━━━ Data excerpt

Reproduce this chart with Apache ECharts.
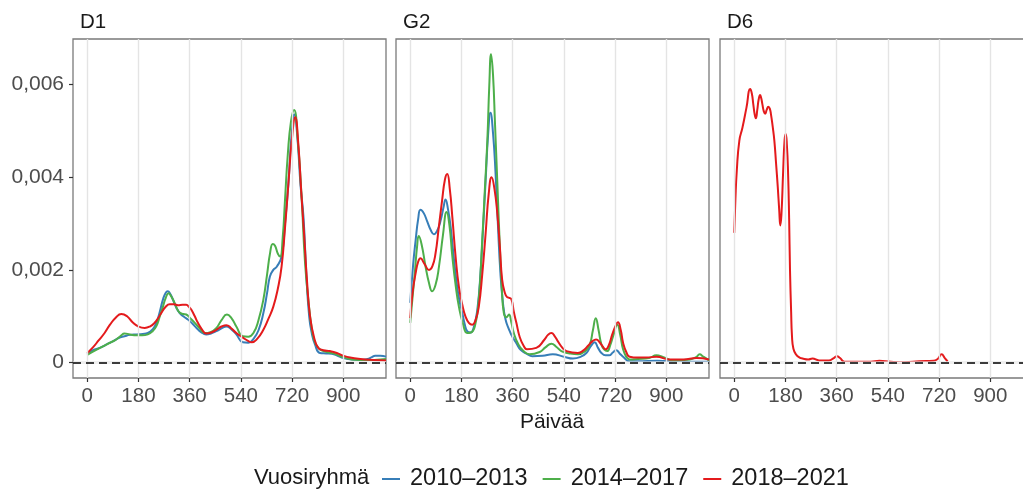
<!DOCTYPE html>
<html>
<head>
<meta charset="utf-8">
<script src="https://cdn.jsdelivr.net/npm/echarts@6/dist/echarts.min.js"></script>
<style>
  html, body { margin: 0; padding: 0; background: #fff; }
  #chart { width: 1023px; height: 492px; }
</style>
</head>
<body>
<div id="chart"></div>
<script>
// ---------- data ----------
const panelNames = ['D1', 'G2', 'D6'];
const groupNames = ['2010–2013', '2014–2017', '2018–2021'];
const groupColors = ['#377EB8', '#4DAF4A', '#E41A1C'];
const xTickValues = [0, 180, 360, 540, 720, 900];
const yTickValues = [0, 0.002, 0.004, 0.006];
const yMinorValues = [0.001, 0.003, 0.005];

// D1
const d1_2010 = [[0,0.00019],[20,0.00027],[44,0.00032],[70,0.0004],[90,0.00046],[110,0.00053],[131,0.00057],[150,0.0006],[172,0.00061],[195,0.00062],[213,0.00064],[230,0.00072],[243,0.00086],[255,0.0011],[266,0.00136],[275,0.0015],[283,0.00154],[292,0.00148],[301,0.00136],[312,0.0012],[325,0.00107],[340,0.00099],[354,0.00093],[370,0.00084],[384,0.00075],[400,0.00066],[418,0.00061],[435,0.00063],[454,0.00068],[472,0.00074],[489,0.00078],[505,0.00073],[524,0.00061],[547,0.00044],[566,0.00043],[585,0.00052],[602,0.0007],[619,0.00107],[632,0.0015],[642,0.00186],[654,0.002],[666,0.00207],[683,0.00229],[695,0.003],[707,0.00386],[718,0.0049],[728,0.00535],[738,0.0049],[750,0.0038],[760,0.00314],[770,0.0019],[780,0.001],[789,0.00064],[800,0.0004],[818,0.00021],[840,0.0002],[860,0.00019],[880,0.00015],[900,0.0001],[930,0.00007],[960,0.00006],[985,0.00008],[1000,0.00012],[1012,0.00015],[1030,0.00015],[1050,0.00013]];
const d1_2014 = [[0,0.00017],[30,0.00027],[61,0.00037],[80,0.00043],[102,0.0005],[118,0.00058],[131,0.00063],[150,0.00061],[172,0.00059],[193,0.00059],[213,0.00061],[230,0.00068],[243,0.00079],[255,0.001],[266,0.00121],[276,0.0014],[286,0.0015],[296,0.00142],[307,0.00129],[316,0.00116],[325,0.00108],[338,0.00105],[348,0.00104],[362,0.00096],[378,0.00086],[395,0.00074],[413,0.00064],[433,0.00066],[454,0.00075],[472,0.00092],[491,0.00104],[508,0.00095],[524,0.00078],[547,0.00057],[566,0.00056],[585,0.00065],[602,0.00092],[619,0.00136],[632,0.0019],[643,0.00238],[652,0.00256],[660,0.00252],[670,0.00235],[678,0.00229],[687,0.0027],[695,0.0035],[705,0.0045],[716,0.0052],[727,0.00545],[740,0.0048],[754,0.0035],[765,0.0022],[777,0.00136],[790,0.0007],[801,0.00043],[815,0.0003],[830,0.00025],[850,0.00022],[870,0.00019],[900,0.00012],[930,0.00007],[960,0.00006],[1000,0.00006],[1030,0.00007],[1050,0.00008]];
const d1_2018 = [[0,0.00021],[20,0.00033],[40,0.00048],[61,0.00064],[80,0.00082],[100,0.00097],[120,0.00105],[140,0.001],[161,0.00086],[180,0.00078],[202,0.00075],[220,0.00078],[237,0.00086],[250,0.00097],[260,0.00107],[275,0.0012],[290,0.00126],[305,0.00126],[319,0.00124],[335,0.00125],[348,0.00125],[358,0.0012],[366,0.00114],[378,0.001],[389,0.00086],[403,0.00072],[418,0.00063],[436,0.00065],[454,0.00071],[472,0.00078],[489,0.00081],[505,0.00075],[524,0.00064],[547,0.00054],[565,0.00047],[578,0.00044],[598,0.00052],[619,0.00071],[637,0.00095],[654,0.00121],[670,0.0016],[683,0.00207],[695,0.0029],[707,0.00386],[719,0.0048],[731,0.00529],[742,0.0047],[752,0.0037],[762,0.00279],[772,0.0018],[783,0.001],[797,0.00055],[812,0.00032],[830,0.00027],[853,0.00025],[877,0.00021],[900,0.00015],[924,0.00011],[960,0.00008],[1006,0.00006],[1050,0.00005]];

// G2
const g2_2010 = [[0,0.00129],[10,0.0021],[19,0.00264],[28,0.0031],[36,0.0033],[48,0.00322],[60,0.00304],[72,0.00286],[83,0.00277],[95,0.00285],[107,0.00307],[117,0.00335],[124,0.00352],[133,0.0033],[142,0.00293],[150,0.00245],[159,0.00193],[171,0.0014],[183,0.00107],[192,0.00082],[200,0.00068],[212,0.00065],[224,0.00078],[236,0.00115],[247,0.00193],[256,0.0029],[265,0.00393],[274,0.00495],[282,0.00539],[291,0.00495],[300,0.00407],[308,0.003],[317,0.00193],[326,0.00128],[335,0.00093],[347,0.00072],[358,0.00057],[373,0.00042],[388,0.00028],[410,0.00019],[429,0.00014],[465,0.00015],[501,0.00018],[540,0.00013],[572,0.00009],[600,0.00013],[619,0.00021],[634,0.00035],[648,0.00044],[660,0.00032],[672,0.00021],[686,0.00016],[699,0.00016],[712,0.00022],[724,0.00027],[736,0.0002],[748,0.00013],[771,0.00003],[800,0.00003],[868,0.00004],[950,0.00002],[1000,0.00002],[1050,0.00002]];
const g2_2014 = [[0,0.00086],[8,0.0014],[16,0.00193],[24,0.0025],[30,0.00273],[40,0.00255],[54,0.00207],[66,0.00172],[77,0.00154],[89,0.00168],[101,0.00207],[115,0.00275],[128,0.00325],[138,0.00295],[148,0.00229],[160,0.00165],[171,0.00121],[185,0.00085],[200,0.00064],[213,0.00065],[227,0.00078],[240,0.0013],[253,0.00264],[262,0.0037],[271,0.00479],[278,0.006],[284,0.00665],[291,0.0062],[298,0.00514],[306,0.0039],[314,0.00264],[322,0.0016],[329,0.00107],[338,0.00098],[347,0.00104],[355,0.00088],[364,0.00064],[378,0.00042],[394,0.00028],[419,0.00018],[455,0.00023],[475,0.00033],[496,0.00041],[514,0.00034],[531,0.00025],[560,0.0002],[589,0.00018],[615,0.00025],[631,0.00039],[642,0.0007],[652,0.00096],[662,0.0007],[672,0.00039],[682,0.00028],[692,0.00025],[703,0.00038],[713,0.00057],[728,0.00082],[738,0.0006],[748,0.00029],[760,0.00012],[771,0.00007],[800,0.00008],[840,0.0001],[865,0.00016],[890,0.00012],[923,0.00005],[982,0.00007],[1005,0.00012],[1017,0.00018],[1030,0.00013],[1050,0.00005]];
const g2_2018 = [[0,0.00096],[8,0.0015],[19,0.00193],[28,0.00218],[36,0.00225],[50,0.00213],[66,0.002],[78,0.00208],[89,0.00236],[100,0.0029],[112,0.0035],[122,0.00395],[130,0.00407],[139,0.00375],[148,0.00314],[160,0.00225],[171,0.00164],[183,0.00125],[194,0.001],[206,0.00086],[218,0.00082],[230,0.00093],[241,0.00121],[253,0.0019],[265,0.00279],[276,0.00365],[286,0.004],[296,0.00375],[306,0.00322],[315,0.0025],[323,0.00179],[332,0.00152],[341,0.00141],[348,0.0014],[356,0.00136],[364,0.0011],[373,0.00086],[385,0.00055],[399,0.00036],[410,0.00029],[443,0.00032],[472,0.0005],[484,0.0006],[496,0.00064],[508,0.00057],[519,0.00046],[535,0.00032],[549,0.00025],[589,0.00021],[610,0.00027],[624,0.00036],[640,0.00046],[653,0.0005],[668,0.00042],[680,0.00032],[687,0.00029],[698,0.00038],[710,0.00061],[722,0.0008],[730,0.00087],[740,0.0007],[748,0.00043],[760,0.00022],[771,0.00013],[800,0.00011],[830,0.00011],[865,0.00013],[912,0.00007],[960,0.00007],[1006,0.0001],[1050,0.00007]];

// D6
const d6_2018 = [[0,0.0028],[4,0.0035],[9,0.00414],[18,0.00479],[29,0.00507],[43,0.0055],[56,0.0059],[62,0.0058],[67,0.00557],[72,0.00535],[76,0.00527],[81,0.00545],[86,0.00568],[91,0.00577],[95,0.0057],[99,0.00557],[104,0.00542],[109,0.00537],[114,0.00545],[120,0.00552],[125,0.00548],[129,0.00536],[135,0.0051],[141,0.00479],[147,0.0043],[153,0.00379],[158,0.0033],[162,0.00296],[166,0.0032],[172,0.00414],[177,0.0048],[181,0.00493],[185,0.0047],[189,0.00414],[193,0.0031],[196,0.002],[200,0.0011],[203,0.00057],[208,0.0003],[217,0.00018],[230,0.00011],[240,0.00009],[260,0.00007],[275,0.00009],[298,0.00005],[333,0.00005],[350,0.0001],[361,0.00014],[372,0.0001],[387,0.00002],[420,0.00002],[480,0.00002],[510,0.00004],[550,0.00002],[600,0.00001],[650,0.00003],[700,0.00004],[715,0.00008],[729,0.00018],[740,0.0001],[750,0.00003]];

const panelData = [
  [d1_2010, d1_2014, d1_2018],
  [g2_2010, g2_2014, g2_2018],
  [null, null, d6_2018]
];

// ---------- layout ----------
const FONT = "'Liberation Sans', Arial, sans-serif";
const panelLefts = [73, 396, 720];
const panelTop = 39, panelW = 313, panelH = 339;
const xMin = -50, xMax = 1050;
const yMin = -0.00033, yMax = 0.00698;

const grids = [], xAxes = [], yAxes = [], series = [], titles = [];

panelLefts.forEach((L, i) => {
  grids.push({
    left: L, top: panelTop, width: panelW, height: panelH,
    show: true, borderColor: '#7a7a7a', borderWidth: 1.3, backgroundColor: '#fff',
    containLabel: false, outerBoundsMode: 'none'
  });
  xAxes.push({
    type: 'value', gridIndex: i, min: xMin, max: xMax, position: 'bottom',
    axisLine: { show: false, onZero: false },
    axisTick: { show: true, length: 4, customValues: xTickValues, lineStyle: { color: '#333', width: 1.2 } },
    axisLabel: { show: true, customValues: xTickValues, fontSize: 20.5, color: '#4d4d4d', margin: 8, fontFamily: FONT },
    splitLine: { show: false }
  });
  yAxes.push({
    type: 'value', gridIndex: i, min: yMin, max: yMax, position: 'left',
    axisLine: { show: false, onZero: false },
    axisTick: { show: i === 0, length: 4, customValues: yTickValues, lineStyle: { color: '#333', width: 1.2 } },
    axisLabel: {
      show: i === 0, customValues: yTickValues, fontSize: 21, color: '#4d4d4d', margin: 9, fontFamily: FONT,
      formatter: v => (Math.abs(v) < 1e-12 ? '0' : v.toFixed(3).replace('.', ','))
    },
    splitLine: { show: false }
  });
  // background grid lines
  series.push({
    type: 'line', xAxisIndex: i, yAxisIndex: i, data: [], silent: true, z: 1,
    markLine: {
      silent: true, symbol: 'none', label: { show: false }, animation: false,
      data: [
        ...xTickValues.map(v => ({ xAxis: v, lineStyle: { color: '#e4e4e4', width: 1.4, type: 'solid' } })),
        ...yTickValues.map(v => ({ yAxis: v, lineStyle: { color: '#e4e4e4', width: 1.4, type: 'solid' } })),
        ...yMinorValues.map(v => ({ yAxis: v, lineStyle: { color: '#efefef', width: 0.9, type: 'solid' } }))
      ]
    }
  });
  // data lines
  panelData[i].forEach((d, k) => {
    if (!d) return;
    series.push({
      name: groupNames[k], type: 'line', xAxisIndex: i, yAxisIndex: i,
      data: d, showSymbol: false, smooth: 0.5, z: 3,
      color: groupColors[k],
      lineStyle: { color: groupColors[k], width: 2 },
      emphasis: { disabled: true }
    });
  });
  // dashed zero line
  series.push({
    type: 'line', xAxisIndex: i, yAxisIndex: i, data: [], silent: true, z: 5,
    markLine: {
      silent: true, symbol: 'none', label: { show: false }, animation: false,
      data: [{ yAxis: 0 }],
      lineStyle: { color: '#000', width: 1.7, type: [8, 5] }
    }
  });
  titles.push({
    text: panelNames[i], left: L + 7, top: 12, padding: 0,
    textStyle: { fontSize: 20.5, fontWeight: 'normal', color: '#1a1a1a', fontFamily: FONT }
  });
});

titles.push({
  text: 'Päivää', left: 552, top: 412, padding: 0, textAlign: 'center',
  textStyle: { fontSize: 21, fontWeight: 'normal', color: '#1a1a1a', fontFamily: FONT }
});
titles.push({
  text: 'Vuosiryhmä', left: 254, top: 467, padding: 0,
  textStyle: { fontSize: 22, fontWeight: 'normal', color: '#1a1a1a', fontFamily: FONT }
});

const chart = echarts.init(document.getElementById('chart'), null, { renderer: 'canvas' });
chart.setOption({
  animation: false,
  backgroundColor: '#fff',
  title: titles,
  grid: grids,
  xAxis: xAxes,
  yAxis: yAxes,
  legend: {
    data: groupNames, left: 382, top: 467, padding: 0,
    icon: 'rect', itemWidth: 18, itemHeight: 2, itemGap: 15,
    textStyle: { fontSize: 23.5, color: '#1a1a1a', fontFamily: FONT, padding: [0, 0, 0, 5] },
    selectedMode: false
  },
  tooltip: { show: false },
  series: series
});
</script>
</body>
</html>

━━━━━━

Given instruction:
Restate the data word for word from its first line through the line with "const yMinorValues = [0.001, 0.003, 0.005];", leaving out any picture along the way.

Reply to the task:
Reproduce this chart with Apache ECharts.
<!DOCTYPE html>
<html>
<head>
<meta charset="utf-8">
<script src="https://cdn.jsdelivr.net/npm/echarts@6/dist/echarts.min.js"></script>
<style>
  html, body { margin: 0; padding: 0; background: #fff; }
  #chart { width: 1023px; height: 492px; }
</style>
</head>
<body>
<div id="chart"></div>
<script>
// ---------- data ----------
const panelNames = ['D1', 'G2', 'D6'];
const groupNames = ['2010–2013', '2014–2017', '2018–2021'];
const groupColors = ['#377EB8', '#4DAF4A', '#E41A1C'];
const xTickValues = [0, 180, 360, 540, 720, 900];
const yTickValues = [0, 0.002, 0.004, 0.006];
const yMinorValues = [0.001, 0.003, 0.005];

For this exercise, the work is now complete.